TASK GOAL: Quote each line of the material verbatim, without the pictures.

<<<<

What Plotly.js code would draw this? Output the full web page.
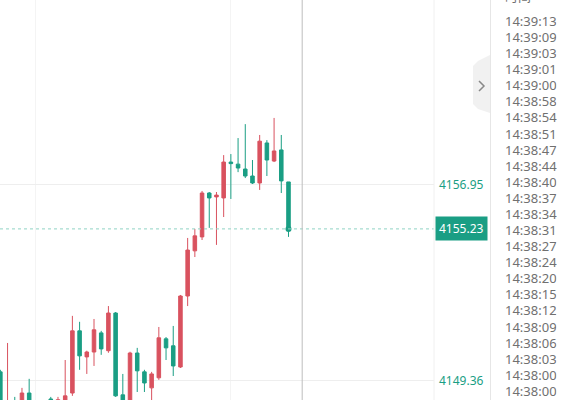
<!DOCTYPE html>
<html><head><meta charset="utf-8">
<script src="https://cdn.plot.ly/plotly-3.0.1.min.js"></script>
<style>html,body{margin:0;padding:0;background:#fff;overflow:hidden}#chart{width:579px;height:400px}</style>
</head><body><div id="chart"></div>
<script>
// ---- data ----
const candleIndex = [0,1,2,3,4,5,6,7,8,9,10,11,12,13,14,15,16,17,18,19,20,21,22,23,24,25,26,27,28,29,30,31,32,33,34,35,36,37,38,39,40];
const openPrices  = [4149.69,4147.83,4148.57,4148.41,4148.87,4148.40,4147.90,4148.64,4148.22,4148.30,4148.87,4151.28,4150.27,4150.46,4151.20,4150.51,4151.97,4148.80,4148.22,4150.42,4149.69,4149.07,4149.46,4150.97,4150.70,4149.88,4152.63,4154.38,4154.92,4156.62,4156.47,4156.43,4157.82,4157.74,4157.55,4157.28,4157.01,4158.56,4157.86,4158.29,4157.05];
const highPrices  = [4149.77,4150.81,4148.72,4149.07,4149.42,4148.45,4148.40,4148.72,4148.72,4150.15,4151.86,4151.63,4150.51,4151.74,4151.28,4152.24,4152.01,4149.61,4150.47,4150.62,4149.77,4149.69,4151.43,4151.04,4151.47,4152.67,4154.88,4155.23,4156.70,4156.66,4156.66,4158.09,4158.13,4158.75,4159.29,4157.90,4158.87,4158.67,4159.53,4158.87,4157.05];
const lowPrices   = [4148.03,4147.64,4148.14,4148.22,4148.22,4147.80,4147.70,4148.20,4148.14,4148.10,4148.76,4149.77,4149.61,4149.92,4150.35,4150.43,4148.72,4148.10,4148.00,4148.91,4148.91,4148.53,4149.38,4150.15,4149.53,4149.84,4152.24,4154.14,4154.80,4155.27,4154.61,4155.69,4156.39,4157.43,4157.20,4156.97,4156.74,4157.28,4157.82,4156.62,4154.92];
const closePrices = [4148.22,4148.53,4148.30,4148.87,4148.41,4147.95,4148.20,4148.37,4148.61,4148.76,4151.28,4150.31,4150.46,4151.32,4150.58,4151.97,4148.76,4148.30,4150.42,4149.73,4149.26,4149.61,4151.01,4150.62,4149.92,4152.63,4154.41,4154.96,4156.62,4156.43,4156.54,4157.82,4157.76,4157.59,4157.28,4157.01,4158.63,4157.90,4158.25,4157.09,4155.23];
const priceTicks = [4149.36, 4156.95];
const priceTickLabels = ["4149.36", "4156.95"];
const lastPriceLabel = "4155.23";
const tradeTimes = ["14:39:13","14:39:09","14:39:03","14:39:01","14:39:00","14:38:58","14:38:54","14:38:51","14:38:47","14:38:44","14:38:40","14:38:37","14:38:34","14:38:31","14:38:27","14:38:24","14:38:20","14:38:15","14:38:12","14:38:09","14:38:06","14:38:03","14:38:00","14:38:00","14:37:57"];
const panelHeader = "时间";

// ---- styling ----
const UP = '#d9525f', DOWN = '#1a9e84';
const W = 579, H = 400, PLOT_W = 434;
const px = v => v / PLOT_W;          // pixel -> paper x
const py = v => 1 - v / H;           // pixel -> paper y
const lastIdx = candleIndex[candleIndex.length - 1];
const lastClose = closePrices[closePrices.length - 1];

const traces = [{
  type: 'candlestick', x: candleIndex,
  open: openPrices, high: highPrices, low: lowPrices, close: closePrices,
  increasing: {line: {color: UP, width: 1}, fillcolor: UP},
  decreasing: {line: {color: DOWN, width: 1}, fillcolor: DOWN},
  hoverinfo: 'skip'
}, {
  type: 'scatter', mode: 'markers', x: [lastIdx], y: [lastClose],
  marker: {color: DOWN, size: 6}, hoverinfo: 'skip'
}];

const annotations = tradeTimes.map((t, k) => ({
  xref: 'paper', yref: 'paper', x: px(503), y: py(20.5 + k * 16.08),
  xanchor: 'left', yanchor: 'middle', showarrow: false, text: t, height: 15,
  font: {family: 'Noto Sans, sans-serif', size: 13, color: '#707070'}
}));
annotations.push({
  xref: 'paper', yref: 'paper', x: px(503), y: py(-4), xanchor: 'left', yanchor: 'middle',
  showarrow: false, text: panelHeader, height: 15,
  font: {family: 'Noto Sans CJK SC, sans-serif', size: 13, color: '#707070'}
});
annotations.push({
  xref: 'paper', yref: 'y', x: 1, y: lastClose, xanchor: 'left', yanchor: 'middle',
  xshift: 1, showarrow: false, text: lastPriceLabel, bgcolor: DOWN, borderpad: 3,
  font: {family: 'Noto Sans, sans-serif', size: 12, color: '#ffffff'}
});

const shapes = [
  {type: 'line', xref: 'paper', yref: 'y', x0: 0, x1: 1, y0: lastClose, y1: lastClose,
   line: {color: '#8fd3c4', width: 1, dash: 'dot'}},
  {type: 'line', xref: 'x', yref: 'paper', x0: 41.9, x1: 41.9, y0: 0, y1: 1,
   line: {color: '#bdbdbd', width: 1}},
  {type: 'line', xref: 'paper', yref: 'paper', x0: 1, x1: 1, y0: 0, y1: 1,
   line: {color: '#f0f0f0', width: 1}},
  {type: 'line', xref: 'paper', yref: 'paper', x0: px(490.5), x1: px(490.5), y0: 0, y1: 1,
   line: {color: '#e6e6e6', width: 1}},
  {type: 'path', xref: 'paper', yref: 'paper', layer: 'above',
   path: `M${px(490)},${py(55)} L${px(478)},${py(61)} L${px(473)},${py(66)} L${px(473)},${py(104)} L${px(478)},${py(109)} L${px(490)},${py(113)} Z`,
   fillcolor: '#f1f1f1', line: {width: 0}},
  {type: 'path', xref: 'paper', yref: 'paper', layer: 'above',
   path: `M${px(479)},${py(81)} L${px(484)},${py(86)} L${px(479)},${py(91)}`,
   line: {color: '#888888', width: 1.5}}
];

const layout = {
  width: W, height: H, margin: {l: 0, r: W - PLOT_W, t: 0, b: 0},
  paper_bgcolor: '#ffffff', plot_bgcolor: '#ffffff', showlegend: false,
  hovermode: false, dragmode: false,
  xaxis: {range: [-0.05, 60.2], rangeslider: {visible: false}, showticklabels: false,
          tickvals: [4.9, 31.95], showgrid: true, gridcolor: '#f4f4f4', zeroline: false,
          showline: false, ticks: ''},
  yaxis: {range: [4148.60, 4164.10], side: 'right', tickvals: priceTicks, ticktext: priceTickLabels,
          showgrid: true, gridcolor: '#eeeeee', zeroline: false, showline: false, ticks: '',
          tickfont: {family: 'Noto Sans, sans-serif', size: 12, color: DOWN}, ticklabelstandoff: 4},
  annotations: annotations, shapes: shapes
};

Plotly.newPlot('chart', traces, layout, {staticPlot: true, displayModeBar: false});
</script></body></html>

>>>>

EXERCISE ANSWER:
What Plotly.js code would draw this? Output the full web page.
<!DOCTYPE html>
<html><head><meta charset="utf-8">
<script src="https://cdn.plot.ly/plotly-3.0.1.min.js"></script>
<style>html,body{margin:0;padding:0;background:#fff;overflow:hidden}#chart{width:579px;height:400px}</style>
</head><body><div id="chart"></div>
<script>
// ---- data ----
const candleIndex = [0,1,2,3,4,5,6,7,8,9,10,11,12,13,14,15,16,17,18,19,20,21,22,23,24,25,26,27,28,29,30,31,32,33,34,35,36,37,38,39,40];
const openPrices  = [4149.69,4147.83,4148.57,4148.41,4148.87,4148.40,4147.90,4148.64,4148.22,4148.30,4148.87,4151.28,4150.27,4150.46,4151.20,4150.51,4151.97,4148.80,4148.22,4150.42,4149.69,4149.07,4149.46,4150.97,4150.70,4149.88,4152.63,4154.38,4154.92,4156.62,4156.47,4156.43,4157.82,4157.74,4157.55,4157.28,4157.01,4158.56,4157.86,4158.29,4157.05];
const highPrices  = [4149.77,4150.81,4148.72,4149.07,4149.42,4148.45,4148.40,4148.72,4148.72,4150.15,4151.86,4151.63,4150.51,4151.74,4151.28,4152.24,4152.01,4149.61,4150.47,4150.62,4149.77,4149.69,4151.43,4151.04,4151.47,4152.67,4154.88,4155.23,4156.70,4156.66,4156.66,4158.09,4158.13,4158.75,4159.29,4157.90,4158.87,4158.67,4159.53,4158.87,4157.05];
const lowPrices   = [4148.03,4147.64,4148.14,4148.22,4148.22,4147.80,4147.70,4148.20,4148.14,4148.10,4148.76,4149.77,4149.61,4149.92,4150.35,4150.43,4148.72,4148.10,4148.00,4148.91,4148.91,4148.53,4149.38,4150.15,4149.53,4149.84,4152.24,4154.14,4154.80,4155.27,4154.61,4155.69,4156.39,4157.43,4157.20,4156.97,4156.74,4157.28,4157.82,4156.62,4154.92];
const closePrices = [4148.22,4148.53,4148.30,4148.87,4148.41,4147.95,4148.20,4148.37,4148.61,4148.76,4151.28,4150.31,4150.46,4151.32,4150.58,4151.97,4148.76,4148.30,4150.42,4149.73,4149.26,4149.61,4151.01,4150.62,4149.92,4152.63,4154.41,4154.96,4156.62,4156.43,4156.54,4157.82,4157.76,4157.59,4157.28,4157.01,4158.63,4157.90,4158.25,4157.09,4155.23];
const priceTicks = [4149.36, 4156.95];
const priceTickLabels = ["4149.36", "4156.95"];
const lastPriceLabel = "4155.23";
const tradeTimes = ["14:39:13","14:39:09","14:39:03","14:39:01","14:39:00","14:38:58","14:38:54","14:38:51","14:38:47","14:38:44","14:38:40","14:38:37","14:38:34","14:38:31","14:38:27","14:38:24","14:38:20","14:38:15","14:38:12","14:38:09","14:38:06","14:38:03","14:38:00","14:38:00","14:37:57"];
const panelHeader = "时间";

// ---- styling ----
const UP = '#d9525f', DOWN = '#1a9e84';
const W = 579, H = 400, PLOT_W = 434;
const px = v => v / PLOT_W;          // pixel -> paper x
const py = v => 1 - v / H;           // pixel -> paper y
const lastIdx = candleIndex[candleIndex.length - 1];
const lastClose = closePrices[closePrices.length - 1];

const traces = [{
  type: 'candlestick', x: candleIndex,
  open: openPrices, high: highPrices, low: lowPrices, close: closePrices,
  increasing: {line: {color: UP, width: 1}, fillcolor: UP},
  decreasing: {line: {color: DOWN, width: 1}, fillcolor: DOWN},
  hoverinfo: 'skip'
}, {
  type: 'scatter', mode: 'markers', x: [lastIdx], y: [lastClose],
  marker: {color: DOWN, size: 6}, hoverinfo: 'skip'
}];

const annotations = tradeTimes.map((t, k) => ({
  xref: 'paper', yref: 'paper', x: px(503), y: py(20.5 + k * 16.08),
  xanchor: 'left', yanchor: 'middle', showarrow: false, text: t, height: 15,
  font: {family: 'Noto Sans, sans-serif', size: 13, color: '#707070'}
}));
annotations.push({
  xref: 'paper', yref: 'paper', x: px(503), y: py(-4), xanchor: 'left', yanchor: 'middle',
  showarrow: false, text: panelHeader, height: 15,
  font: {family: 'Noto Sans CJK SC, sans-serif', size: 13, color: '#707070'}
});
annotations.push({
  xref: 'paper', yref: 'y', x: 1, y: lastClose, xanchor: 'left', yanchor: 'middle',
  xshift: 1, showarrow: false, text: lastPriceLabel, bgcolor: DOWN, borderpad: 3,
  font: {family: 'Noto Sans, sans-serif', size: 12, color: '#ffffff'}
});

const shapes = [
  {type: 'line', xref: 'paper', yref: 'y', x0: 0, x1: 1, y0: lastClose, y1: lastClose,
   line: {color: '#8fd3c4', width: 1, dash: 'dot'}},
  {type: 'line', xref: 'x', yref: 'paper', x0: 41.9, x1: 41.9, y0: 0, y1: 1,
   line: {color: '#bdbdbd', width: 1}},
  {type: 'line', xref: 'paper', yref: 'paper', x0: 1, x1: 1, y0: 0, y1: 1,
   line: {color: '#f0f0f0', width: 1}},
  {type: 'line', xref: 'paper', yref: 'paper', x0: px(490.5), x1: px(490.5), y0: 0, y1: 1,
   line: {color: '#e6e6e6', width: 1}},
  {type: 'path', xref: 'paper', yref: 'paper', layer: 'above',
   path: `M${px(490)},${py(55)} L${px(478)},${py(61)} L${px(473)},${py(66)} L${px(473)},${py(104)} L${px(478)},${py(109)} L${px(490)},${py(113)} Z`,
   fillcolor: '#f1f1f1', line: {width: 0}},
  {type: 'path', xref: 'paper', yref: 'paper', layer: 'above',
   path: `M${px(479)},${py(81)} L${px(484)},${py(86)} L${px(479)},${py(91)}`,
   line: {color: '#888888', width: 1.5}}
];

const layout = {
  width: W, height: H, margin: {l: 0, r: W - PLOT_W, t: 0, b: 0},
  paper_bgcolor: '#ffffff', plot_bgcolor: '#ffffff', showlegend: false,
  hovermode: false, dragmode: false,
  xaxis: {range: [-0.05, 60.2], rangeslider: {visible: false}, showticklabels: false,
          tickvals: [4.9, 31.95], showgrid: true, gridcolor: '#f4f4f4', zeroline: false,
          showline: false, ticks: ''},
  yaxis: {range: [4148.60, 4164.10], side: 'right', tickvals: priceTicks, ticktext: priceTickLabels,
          showgrid: true, gridcolor: '#eeeeee', zeroline: false, showline: false, ticks: '',
          tickfont: {family: 'Noto Sans, sans-serif', size: 12, color: DOWN}, ticklabelstandoff: 4},
  annotations: annotations, shapes: shapes
};

Plotly.newPlot('chart', traces, layout, {staticPlot: true, displayModeBar: false});
</script></body></html>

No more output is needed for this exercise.